The problem with making a plan is that the plan often fails. Some unforeseen “thing” happens and the whole plan falls apart.
That’s why I never make a plan. Instead, I make plans. My plans take on the look of a flow chart. It is full of one contingency after another. If this happens then I’ll do that. If that happens then I’ll do this…and on it goes. It is like having plans within your plans.
I review those plans on a regular basis and rewrite them as necessary at the beginning of each New Year. There is no better stress reducer than preparation and that has never been truer than in this particular year.
My “if this, then that” plans could never have foreseen what is happening in the world right now. But the combinations of my “if this, then that” plans do in fact account for nearly every single change and related consequences we’ve seen so far. And for me, as for many of you, some of those have been whoppers.

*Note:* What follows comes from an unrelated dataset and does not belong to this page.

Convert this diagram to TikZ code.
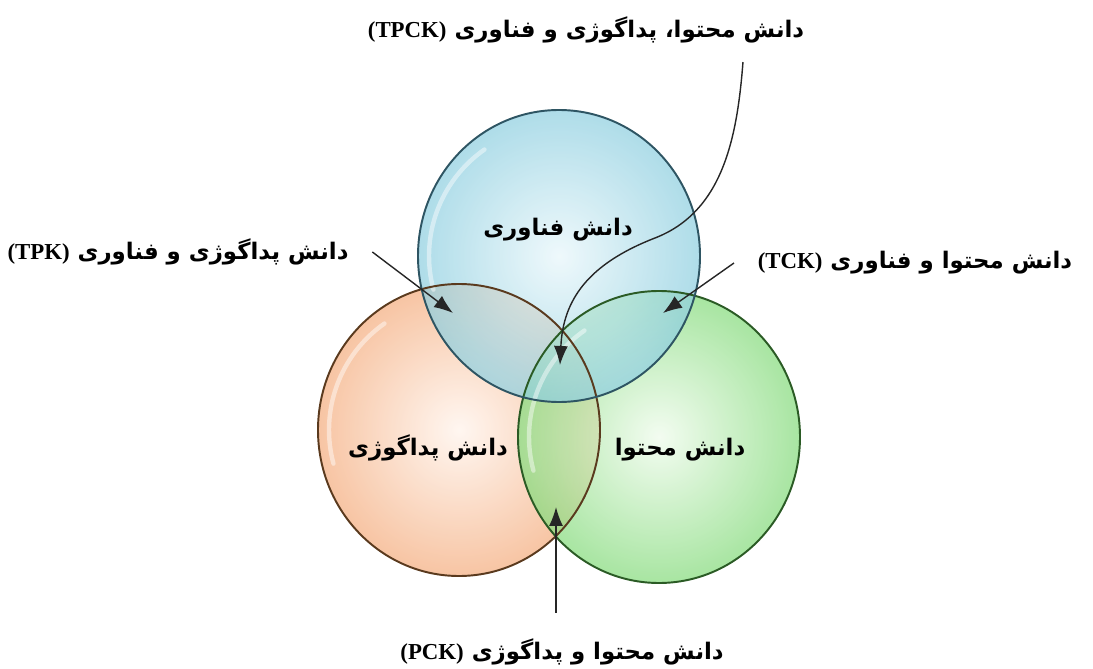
\documentclass[tikz,border=0pt]{standalone}
\usepackage{fontspec}
\usetikzlibrary{arrows.meta,shapes.geometric}
\newfontfamily\farsi[Script=Arabic]{DejaVu Sans}
\newfontfamily\latin{Liberation Serif}
\TeXXeTstate=1
\newcommand{\fa}[1]{{\farsi\bfseries\beginR #1\endR}}
\newcommand{\abbr}[1]{\beginL{\latin\bfseries(#1)}\endL}
\definecolor{techIn}{HTML}{E8F6FA}
\definecolor{techOut}{HTML}{8FCFE0}
\definecolor{techRim}{HTML}{2E5563}
\definecolor{pedIn}{HTML}{FFF3EB}
\definecolor{pedOut}{HTML}{F4AE80}
\definecolor{pedRim}{HTML}{5A3A1E}
\definecolor{contIn}{HTML}{EEFBEB}
\definecolor{contOut}{HTML}{86DB7D}
\definecolor{contRim}{HTML}{2B5B25}
\begin{document}
\begin{tikzpicture}[x=0.02cm,y=-0.02cm,
	bubble/.style={ellipse,inner sep=0pt,minimum width=5.64cm,minimum height=5.84cm,
		shade,fill opacity=0.72},
	pointer/.style={-{Latex[length=0.38cm,width=0.28cm]},line width=0.8pt,black!85},
	lbl/.style={inner sep=2pt,font=\fontsize{13}{15}\selectfont}]
			\useasboundingbox (0,0) rectangle (1093,669);
			
			\node[bubble,inner color=pedIn,outer color=pedOut] (PK) at (459,430) {};
			\node[bubble,inner color=contIn,outer color=contOut] (CK) at (659,437) {};
			\node[bubble,inner color=techIn,outer color=techOut] (TK) at (559,256) {};
			
			% glossy reflections and rims
			\foreach \c in {PK,CK,TK}
				\draw[white,line width=2.5pt,opacity=0.45,line cap=round]
					([shift={(125:2.6cm)}]\c.center) arc [start angle=125,end angle=195,radius=2.6cm];
			\foreach \c/\r in {PK/pedRim,CK/contRim,TK/techRim}
				\draw[\r,line width=1.1pt] (\c.center) ellipse [x radius=141,y radius=146];
			
			\begin{scope}[every node/.style={lbl}]
			\node (TKtext) at (558,230) {\fa{دانش فناوری}};
			\node (PKtext) at (428,448) {\fa{دانش پداگوژی}};
			\node (CKtext) at (680,450) {\fa{دانش محتوا}};
			\node (TPCK) at (586,30) {\fa{دانش محتوا، پداگوژی و فناوری \abbr{TPCK}}};
			\node (TPK) at (178,252) {\fa{دانش پداگوژی و فناوری \abbr{TPK}}};
			\node (TCK) at (915,263) {\fa{دانش محتوا و فناوری \abbr{TCK}}};
			\node (PCK) at (562,652) {\fa{دانش محتوا و پداگوژی \abbr{PCK}}};
			\end{scope}
			
			\coordinate (TPCKtip) at (560,365);
			\coordinate (TPKtip) at (453,313);
			\coordinate (TCKtip) at (663,313);
			\coordinate (PCKtip) at (556,507);
			
			\draw[pointer] ([xshift=-1.3cm,yshift=-0.3cm]TPCK.south east) .. controls (737,140) and (722,212) .. (655,238)
				.. controls (588,264) and (563,300) .. (TPCKtip);
			\draw[pointer] ([xshift=0.4cm]TPK.east) -- (TPKtip);
			\draw[pointer] ([xshift=-0.4cm]TCK.west) -- (TCKtip);
			\draw[pointer] (PCKtip |- PCK.north) ++(0,-22) -- (PCKtip);
			\end{tikzpicture}
\end{document}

The whole “if this, then that” strategy comes from a single principle from a life changing book by Dale Carnegie. The title of that book is “How to Stop Worrying and Start Living.” It is far from Mr. Carnegie’s most famous work. But people who have also read his legendary “How to Win Friends and Influence People” would give the edge to what Carnegie folks call “The Worry Book.”
The principle says to “Consider the worst that can happen. Accept the worst. Try to improve upon the worst.” I don’t suppose Mr. Carnegie realized it at the time but that translates pretty well into “if that happens I’ll do this, if this happens I’ll do that.
Knowing what you’ll do in difficult circumstances offers you great peace of mind when those circumstances arrive. Making big decisions before they need to be made allows you to make much better decisions.
I guess I’m supposed to be stressed out by all that’s going on around me but I’ve reviewed every single “if this, then that” in my plans. I can’t find a single one that says “be stressed” so there is no stress to be found.
There is no stress because my wife and I are implementing plans we made 25 years ago. Frankly we are a little farther into the “if this, then that” scenarios than we would like to be but that’s fine because we are in complete control of our futures. No one else gets to decide them for us.
You can have that same authority over your life IF you make plans that contemplate every possible outcome. This type of planning takes a pretty serious investment of time but the return on that investment is peace of mind and that my friends is priceless.
I may not get to decide all of my circumstances but I have complete control over how I respond to them. You too can have complete control over the circumstances of your life if you’re willing to make the effort before you need to.
As for me, I’ll just follow my plans because I know exactly where they lead.
4 thoughts on “If This, Then That, If That, Then This”
It’s so amazing piece of insight
Thank you, I’m glad you found it useful.
My father always drew on his military experience when it came to talking about plans. He had two sayings:
1) A bad plan is better than no plan at all; and
2) No plan survives first contact with the enemy.
(Or, for our purposes, ‘real life’).
Your “If This, then That…” progression is an extension of that, I think!
Yep, it is very much an extension of that thinking. It was General Patton who originally said no plan survives first contract with the enemy. I like your “real life” translation. Sadly, many people use the fact that a plan is unlikely to survive real life as an excuse to not plan at all. Lack of a plan makes it very difficult to consistently succeed.